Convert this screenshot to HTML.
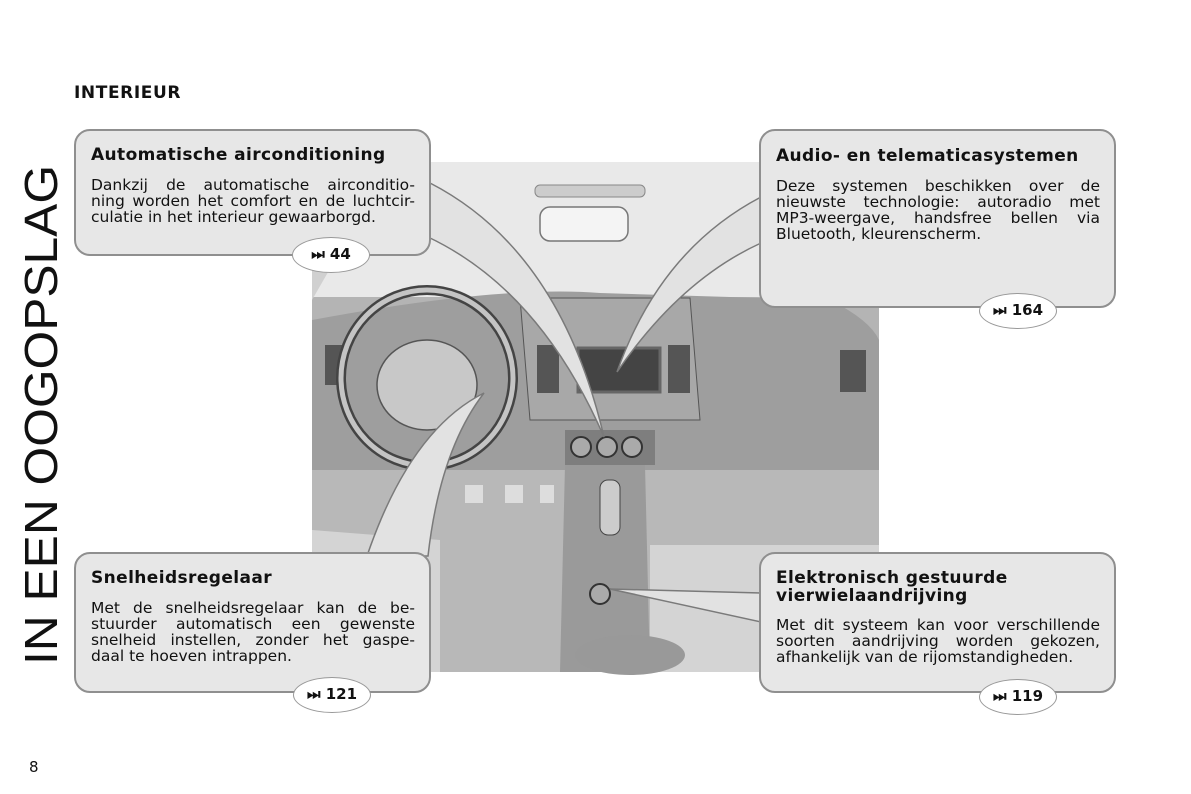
<!DOCTYPE html>
<html><head><meta charset="utf-8"><style>
*{margin:0;padding:0}
body{width:1191px;height:794px;background:#fff;position:relative;overflow:hidden;font-family:"DejaVu Sans","Liberation Sans",sans-serif;color:#111}
.box{position:absolute;background:#e7e7e7;border:2px solid #8f8f8f;border-radius:16px;box-sizing:border-box}
.box h3{position:absolute;left:15px;right:10px;font-size:17px;letter-spacing:0.4px;font-weight:bold;line-height:18px;white-space:nowrap}
.box p{position:absolute;left:15px;right:14px;font-size:15.5px;line-height:16px}
.box p span{display:block;text-align:justify;text-align-last:justify;white-space:nowrap}
.box p span.l{text-align-last:left}
.ref{position:absolute;width:78px;height:36px;border-radius:50%;background:#fff;border:1.5px solid #999;box-sizing:border-box;font-weight:bold;font-size:15px;text-align:center;line-height:33px}
.abs{position:absolute}
</style></head><body>
<div class="abs" style="left:74px;top:83px;font-size:17px;letter-spacing:0.6px;font-weight:bold">INTERIEUR</div>
<svg class="abs" style="left:0;top:0" width="1191" height="794">
<text x="0" y="0" transform="translate(57,665) rotate(-90)" font-family="Liberation Sans" font-size="46" textLength="500" lengthAdjust="spacingAndGlyphs" fill="#111">IN EEN OOGOPSLAG</text>
<g>
<rect x="312" y="162" width="567" height="510" fill="#b4b4b4"/>
<rect x="312" y="162" width="567" height="135" fill="#e9e9e9"/>
<path d="M312,162 L335,260 L312,300Z" fill="#d0d0d0"/>
<path d="M879,162 L855,260 L879,300Z" fill="#d0d0d0"/>
<rect x="540" y="207" width="88" height="34" rx="10" fill="#f4f4f4" stroke="#777" stroke-width="1.5"/>
<rect x="535" y="185" width="110" height="12" rx="5" fill="#ccc" stroke="#888"/>
<path d="M312,320 Q500,285 600,293 L830,300 Q870,320 879,340 L879,470 L312,470Z" fill="#9e9e9e"/>
<path d="M520,298 L690,298 L700,420 L530,420Z" fill="#a8a8a8" stroke="#555"/>
<rect x="578" y="348" width="82" height="44" fill="#444" stroke="#666" stroke-width="3"/>
<rect x="537" y="345" width="22" height="48" fill="#555"/><rect x="668" y="345" width="22" height="48" fill="#555"/>
<rect x="840" y="350" width="26" height="42" fill="#555"/><rect x="325" y="345" width="20" height="40" fill="#555"/>
<rect x="565" y="430" width="90" height="35" fill="#7e7e7e"/>
<circle cx="581" cy="447" r="10" fill="#aaa" stroke="#333" stroke-width="2"/>
<circle cx="607" cy="447" r="10" fill="#aaa" stroke="#333" stroke-width="2"/>
<circle cx="632" cy="447" r="10" fill="#aaa" stroke="#333" stroke-width="2"/>
<path d="M312,470 L879,470 L879,672 L312,672Z" fill="#b8b8b8"/>
<path d="M312,530 L440,540 L440,672 L312,672Z" fill="#d4d4d4"/>
<path d="M650,545 L879,545 L879,672 L650,672Z" fill="#d4d4d4"/>
<path d="M565,465 L645,465 L650,672 L560,672Z" fill="#9a9a9a"/>
<ellipse cx="630" cy="655" rx="55" ry="20" fill="#999"/>
<rect x="600" y="480" width="20" height="55" rx="8" fill="#ccc" stroke="#444"/>
<circle cx="600" cy="594" r="10" fill="#aaa" stroke="#333" stroke-width="2"/>
<rect x="465" y="485" width="18" height="18" fill="#ddd"/><rect x="505" y="485" width="18" height="18" fill="#ddd"/><rect x="540" y="485" width="14" height="18" fill="#ddd"/>
<ellipse cx="427" cy="378" rx="86" ry="88" fill="none" stroke="#444" stroke-width="10"/>
<ellipse cx="427" cy="378" rx="86" ry="88" fill="none" stroke="#c4c4c4" stroke-width="5"/>
<ellipse cx="427" cy="385" rx="50" ry="45" fill="#c8c8c8" stroke="#555" stroke-width="1.5"/>
</g>
<g fill="#e2e2e2" stroke="#7a7a7a" stroke-width="1.5">
<path d="M430,183 Q560,250 604,437 Q540,290 428,237Z"/>
<path d="M761,197 Q660,250 617,372 Q680,280 761,243Z"/>
<path d="M367,556 Q410,430 484,393 Q440,450 428,556Z"/>
<path d="M761,593 L610,589 L761,622Z"/>
</g>
</svg>
<div class="box" style="left:74px;top:129px;width:357px;height:127px"><h3 style="top:15px">Automatische airconditioning</h3><p style="top:46px"><span>Dankzij de automatische airconditio-</span><span>ning worden het comfort en de luchtcir-</span><span class="l">culatie in het interieur gewaarborgd.</span></p></div>
<div class="box" style="left:759px;top:129px;width:357px;height:179px"><h3 style="top:16px">Audio- en telematicasystemen</h3><p style="top:47px"><span>Deze systemen beschikken over de</span><span>nieuwste technologie: autoradio met</span><span>MP3-weergave, handsfree bellen via</span><span class="l">Bluetooth, kleurenscherm.</span></p></div>
<div class="box" style="left:74px;top:552px;width:357px;height:141px"><h3 style="top:15px">Snelheidsregelaar</h3><p style="top:46px"><span>Met de snelheidsregelaar kan de be-</span><span>stuurder automatisch een gewenste</span><span>snelheid instellen, zonder het gaspe-</span><span class="l">daal te hoeven intrappen.</span></p></div>
<div class="box" style="left:759px;top:552px;width:357px;height:141px"><h3 style="top:15px;line-height:18px">Elektronisch gestuurde<br>vierwielaandrijving</h3><p style="top:63px"><span>Met dit systeem kan voor verschillende</span><span>soorten aandrijving worden gekozen,</span><span class="l">afhankelijk van de rijomstandigheden.</span></p></div>
<div class="ref" style="left:292px;top:237px">⏭ 44</div>
<div class="ref" style="left:979px;top:293px">⏭ 164</div>
<div class="ref" style="left:293px;top:677px">⏭ 121</div>
<div class="ref" style="left:979px;top:679px">⏭ 119</div>
<div class="abs" style="left:29px;top:758px;font-size:15px">8</div>
</body></html>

OBJECTIVE:
Omitting all images, print the listing exactly.

WRITTEN SOLUTION:
Convert this screenshot to HTML.
<!DOCTYPE html>
<html><head><meta charset="utf-8"><style>
*{margin:0;padding:0}
body{width:1191px;height:794px;background:#fff;position:relative;overflow:hidden;font-family:"DejaVu Sans","Liberation Sans",sans-serif;color:#111}
.box{position:absolute;background:#e7e7e7;border:2px solid #8f8f8f;border-radius:16px;box-sizing:border-box}
.box h3{position:absolute;left:15px;right:10px;font-size:17px;letter-spacing:0.4px;font-weight:bold;line-height:18px;white-space:nowrap}
.box p{position:absolute;left:15px;right:14px;font-size:15.5px;line-height:16px}
.box p span{display:block;text-align:justify;text-align-last:justify;white-space:nowrap}
.box p span.l{text-align-last:left}
.ref{position:absolute;width:78px;height:36px;border-radius:50%;background:#fff;border:1.5px solid #999;box-sizing:border-box;font-weight:bold;font-size:15px;text-align:center;line-height:33px}
.abs{position:absolute}
</style></head><body>
<div class="abs" style="left:74px;top:83px;font-size:17px;letter-spacing:0.6px;font-weight:bold">INTERIEUR</div>
<svg class="abs" style="left:0;top:0" width="1191" height="794">
<text x="0" y="0" transform="translate(57,665) rotate(-90)" font-family="Liberation Sans" font-size="46" textLength="500" lengthAdjust="spacingAndGlyphs" fill="#111">IN EEN OOGOPSLAG</text>
<g>
<rect x="312" y="162" width="567" height="510" fill="#b4b4b4"/>
<rect x="312" y="162" width="567" height="135" fill="#e9e9e9"/>
<path d="M312,162 L335,260 L312,300Z" fill="#d0d0d0"/>
<path d="M879,162 L855,260 L879,300Z" fill="#d0d0d0"/>
<rect x="540" y="207" width="88" height="34" rx="10" fill="#f4f4f4" stroke="#777" stroke-width="1.5"/>
<rect x="535" y="185" width="110" height="12" rx="5" fill="#ccc" stroke="#888"/>
<path d="M312,320 Q500,285 600,293 L830,300 Q870,320 879,340 L879,470 L312,470Z" fill="#9e9e9e"/>
<path d="M520,298 L690,298 L700,420 L530,420Z" fill="#a8a8a8" stroke="#555"/>
<rect x="578" y="348" width="82" height="44" fill="#444" stroke="#666" stroke-width="3"/>
<rect x="537" y="345" width="22" height="48" fill="#555"/><rect x="668" y="345" width="22" height="48" fill="#555"/>
<rect x="840" y="350" width="26" height="42" fill="#555"/><rect x="325" y="345" width="20" height="40" fill="#555"/>
<rect x="565" y="430" width="90" height="35" fill="#7e7e7e"/>
<circle cx="581" cy="447" r="10" fill="#aaa" stroke="#333" stroke-width="2"/>
<circle cx="607" cy="447" r="10" fill="#aaa" stroke="#333" stroke-width="2"/>
<circle cx="632" cy="447" r="10" fill="#aaa" stroke="#333" stroke-width="2"/>
<path d="M312,470 L879,470 L879,672 L312,672Z" fill="#b8b8b8"/>
<path d="M312,530 L440,540 L440,672 L312,672Z" fill="#d4d4d4"/>
<path d="M650,545 L879,545 L879,672 L650,672Z" fill="#d4d4d4"/>
<path d="M565,465 L645,465 L650,672 L560,672Z" fill="#9a9a9a"/>
<ellipse cx="630" cy="655" rx="55" ry="20" fill="#999"/>
<rect x="600" y="480" width="20" height="55" rx="8" fill="#ccc" stroke="#444"/>
<circle cx="600" cy="594" r="10" fill="#aaa" stroke="#333" stroke-width="2"/>
<rect x="465" y="485" width="18" height="18" fill="#ddd"/><rect x="505" y="485" width="18" height="18" fill="#ddd"/><rect x="540" y="485" width="14" height="18" fill="#ddd"/>
<ellipse cx="427" cy="378" rx="86" ry="88" fill="none" stroke="#444" stroke-width="10"/>
<ellipse cx="427" cy="378" rx="86" ry="88" fill="none" stroke="#c4c4c4" stroke-width="5"/>
<ellipse cx="427" cy="385" rx="50" ry="45" fill="#c8c8c8" stroke="#555" stroke-width="1.5"/>
</g>
<g fill="#e2e2e2" stroke="#7a7a7a" stroke-width="1.5">
<path d="M430,183 Q560,250 604,437 Q540,290 428,237Z"/>
<path d="M761,197 Q660,250 617,372 Q680,280 761,243Z"/>
<path d="M367,556 Q410,430 484,393 Q440,450 428,556Z"/>
<path d="M761,593 L610,589 L761,622Z"/>
</g>
</svg>
<div class="box" style="left:74px;top:129px;width:357px;height:127px"><h3 style="top:15px">Automatische airconditioning</h3><p style="top:46px"><span>Dankzij de automatische airconditio-</span><span>ning worden het comfort en de luchtcir-</span><span class="l">culatie in het interieur gewaarborgd.</span></p></div>
<div class="box" style="left:759px;top:129px;width:357px;height:179px"><h3 style="top:16px">Audio- en telematicasystemen</h3><p style="top:47px"><span>Deze systemen beschikken over de</span><span>nieuwste technologie: autoradio met</span><span>MP3-weergave, handsfree bellen via</span><span class="l">Bluetooth, kleurenscherm.</span></p></div>
<div class="box" style="left:74px;top:552px;width:357px;height:141px"><h3 style="top:15px">Snelheidsregelaar</h3><p style="top:46px"><span>Met de snelheidsregelaar kan de be-</span><span>stuurder automatisch een gewenste</span><span>snelheid instellen, zonder het gaspe-</span><span class="l">daal te hoeven intrappen.</span></p></div>
<div class="box" style="left:759px;top:552px;width:357px;height:141px"><h3 style="top:15px;line-height:18px">Elektronisch gestuurde<br>vierwielaandrijving</h3><p style="top:63px"><span>Met dit systeem kan voor verschillende</span><span>soorten aandrijving worden gekozen,</span><span class="l">afhankelijk van de rijomstandigheden.</span></p></div>
<div class="ref" style="left:292px;top:237px">⏭ 44</div>
<div class="ref" style="left:979px;top:293px">⏭ 164</div>
<div class="ref" style="left:293px;top:677px">⏭ 121</div>
<div class="ref" style="left:979px;top:679px">⏭ 119</div>
<div class="abs" style="left:29px;top:758px;font-size:15px">8</div>
</body></html>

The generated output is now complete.